En psychiatrie infanto-juvénile, l’Opéra fait sensation(s)
« Combien d’entre vous sont déjà allés à l’Opéra ? »
Dans l’assemblée, composée d’une vingtaine d’enfants âgés de 8 à 13 ans environ, deux mains se lèvent.
« L’Opéra c’est un peu comme le théâtre. Qui est déjà allé au théâtre ? »
Seulement quatre enfants se signalent. Qu’importe, cela n’empêchera pas Benjamin Clasen (Alto), Stéphane Coutable (Basson) et François Torresani (Violoncelle), de capter l’attention des enfants et de leur communiquer leur passion. Les trois musiciens de l’Orchestre Philharmonique de Marseille sont amis de longue date et ont l’habitude de jouer ainsi en trio. Cela se sent, et cela s’entend. Il y a entre eux une complicité parfaite, une aisance dans l’interprétation mais aussi dans la façon de s’exprimer, d’expliquer avec beaucoup d’intelligence et de simplicité le répertoire, les instruments, le métier de musicien.
Nous sommes à l’Hôpital Sainte-Marguerite, dans l’Unité de Psychopédagogie du service de Psychiatrie infanto-juvénile du Pr Poinso. Une unité composée de 6 classes où travaille, aux côtés des équipes médicales et soignantes du service, une équipe d’enseignants spécialisés de l’Education Nationale. Les enfants accueillis ici souffrent de troubles du spectre autistique, de troubles de l’attention, d’hyperactivité, de troubles anxieux… Certains sont réputés ne jamais tenir en place, d’autres ne s’exprimer qu’en de très rares occasions. Aujourd’hui, à l’occasion de cette rencontre, tous seront à l’écoute, certains participeront activement, poseront des questions, réaliseront qu’ils connaissent en fait, sans le savoir, de nombreux airs et mélodies (Boléro de Ravel, Traviata de Verdi…).

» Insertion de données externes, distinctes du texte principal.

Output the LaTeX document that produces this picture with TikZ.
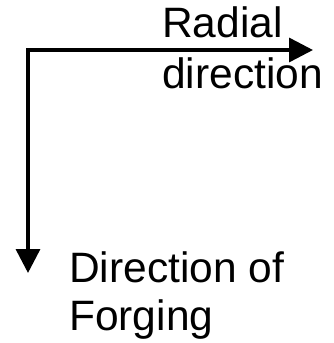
\documentclass[tikz,border=0pt]{standalone}
\usepackage{fontspec}
\setmainfont{Liberation Sans}
\usetikzlibrary{arrows.meta}
\begin{document}
\begin{tikzpicture}[x=1pt,y=-1pt,
  axis/.style={line width=3.5pt,{Triangle[length=24pt,width=24pt]}-{Triangle[length=24pt,width=24pt]}},
  lbl/.style={anchor=base west,inner sep=0pt,font=\fontsize{42.5}{48}\selectfont}]
\useasboundingbox (0,0) rectangle (333,343);
\coordinate (corner) at (28,50);
\coordinate (htip) at (313,50);
\coordinate (vtip) at (28,273);
\draw[axis] (vtip) -- (corner) -- (htip);
\node[lbl] (radial) at (162,37) {Radial};
\node[lbl] (direction) at (162,88) {direction};
\node[lbl] (dirof) at (69,282) {Direction of};
\node[lbl] (forging) at (69,330) {Forging};
\end{tikzpicture}
\end{document}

« Eh oui, l’Opéra aussi a donné de véritables tubes ! »
Souvent les enfants se laissent emporter par la fougue du rythme et la virtuosité des musiciens. En l’espace de 45 minutes, ces derniers feront vivre aux enfants un formidable panel d’expériences : variations de tempo et d’intensité, nuances, explorations sonores en parcourant les possibilités offertes par les instruments, avec parfois des techniques étonnantes comme la respiration circulaire au basson…
Après une vingtaine de minutes, à la fin d’un morceau, un enfant qui n’avait jusque-là rien dit lève la main et fait cette remarque qui surprend tout le monde par sa justesse, que ce soient les musiciens eux-mêmes ou les enseignants spécialisés présents :
« Quand vous chantez des instruments, on dirait qu’ils ont des sentiments. Des fois c’est la joie, des fois la tristesse, la colère… »

Bien sûr, à plusieurs moments aussi, l’attention de quelques-uns se relâche. Ils trépignent un peu, regardent ailleurs et n’ont plus la même écoute. Mais les musiciens parviennent toujours à restaurer le lien, alternant temps de parole et interprétation, faisant preuve d’une grande finesse et d’une adaptabilité permanente dans cet exercice de funambulisme si particulier. Et au fond il y a là de leur part, du début à la fin, un magnifique travail d’improvisation.
Juste avant la fin, les musiciens proposent à quelques enfants de devenir leur chef d’orchestre. Par les mouvements de leurs bras, ils marquent le rythme, avec des gestes amples ou mesurés ils font varier l’intensité sonore. Ils peuvent suspendre les sons, les relancer, jouer en quelques instants seulement d’une étonnante variété de paramètres et en saisir les subtilités. Ce sont eux qui dirigent !
Benjamin Clasen propose aussi à un enfant de poser sa main à plat contre le dos de l’alto, alors que l’archet se déplace sur les cordes, pour ressentir les vibrations se propager dans son corps.
Qui d’entre nous a déjà eu l’occasion de vivre semblables expériences ? Grâce au partenariat culturel entre l’Opéra Municipal de Marseille et l’AP-HM, les enfants suivis à l’Unité de Psychopédagogie auront eu cette chance.